_DO THIS_:
Write out each line that follows exactly as it stands, without the pictures.

_INFORMATION SUPPLIED_:
··········

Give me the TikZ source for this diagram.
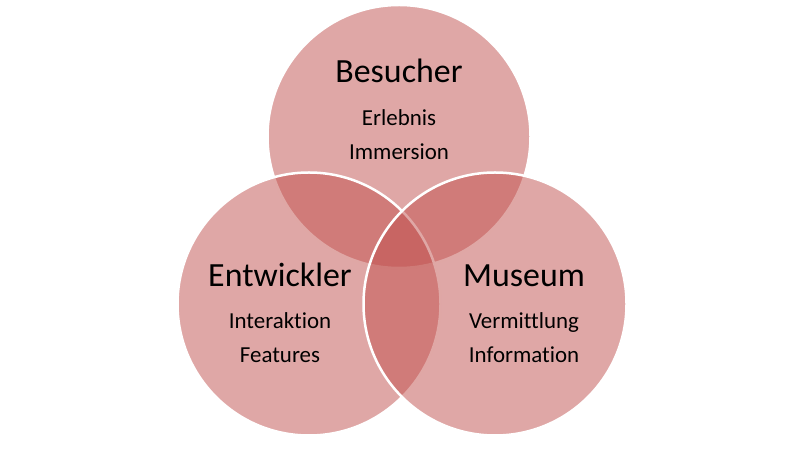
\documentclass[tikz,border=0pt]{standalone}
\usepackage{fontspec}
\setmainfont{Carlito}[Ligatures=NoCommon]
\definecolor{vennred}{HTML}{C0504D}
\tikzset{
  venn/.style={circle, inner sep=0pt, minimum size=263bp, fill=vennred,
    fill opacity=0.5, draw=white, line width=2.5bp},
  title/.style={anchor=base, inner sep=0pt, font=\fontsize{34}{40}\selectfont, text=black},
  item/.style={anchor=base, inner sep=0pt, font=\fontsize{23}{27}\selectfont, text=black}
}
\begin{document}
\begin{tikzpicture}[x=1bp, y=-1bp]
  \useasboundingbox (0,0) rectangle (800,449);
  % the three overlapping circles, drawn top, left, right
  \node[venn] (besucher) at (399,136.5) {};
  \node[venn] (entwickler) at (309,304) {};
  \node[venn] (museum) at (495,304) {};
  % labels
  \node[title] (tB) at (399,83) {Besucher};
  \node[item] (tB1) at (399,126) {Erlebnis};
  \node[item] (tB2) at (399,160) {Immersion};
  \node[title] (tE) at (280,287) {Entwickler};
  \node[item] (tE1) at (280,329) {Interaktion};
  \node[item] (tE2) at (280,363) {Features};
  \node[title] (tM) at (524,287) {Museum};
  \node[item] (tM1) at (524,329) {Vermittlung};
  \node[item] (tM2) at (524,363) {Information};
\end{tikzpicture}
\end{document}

··········

_WORKED SOLUTION_:
Give me the TikZ source for this diagram.
\documentclass[tikz,border=0pt]{standalone}
\usepackage{fontspec}
\setmainfont{Carlito}[Ligatures=NoCommon]
\definecolor{vennred}{HTML}{C0504D}
\tikzset{
  venn/.style={circle, inner sep=0pt, minimum size=263bp, fill=vennred,
    fill opacity=0.5, draw=white, line width=2.5bp},
  title/.style={anchor=base, inner sep=0pt, font=\fontsize{34}{40}\selectfont, text=black},
  item/.style={anchor=base, inner sep=0pt, font=\fontsize{23}{27}\selectfont, text=black}
}
\begin{document}
\begin{tikzpicture}[x=1bp, y=-1bp]
  \useasboundingbox (0,0) rectangle (800,449);
  % the three overlapping circles, drawn top, left, right
  \node[venn] (besucher) at (399,136.5) {};
  \node[venn] (entwickler) at (309,304) {};
  \node[venn] (museum) at (495,304) {};
  % labels
  \node[title] (tB) at (399,83) {Besucher};
  \node[item] (tB1) at (399,126) {Erlebnis};
  \node[item] (tB2) at (399,160) {Immersion};
  \node[title] (tE) at (280,287) {Entwickler};
  \node[item] (tE1) at (280,329) {Interaktion};
  \node[item] (tE2) at (280,363) {Features};
  \node[title] (tM) at (524,287) {Museum};
  \node[item] (tM1) at (524,329) {Vermittlung};
  \node[item] (tM2) at (524,363) {Information};
\end{tikzpicture}
\end{document}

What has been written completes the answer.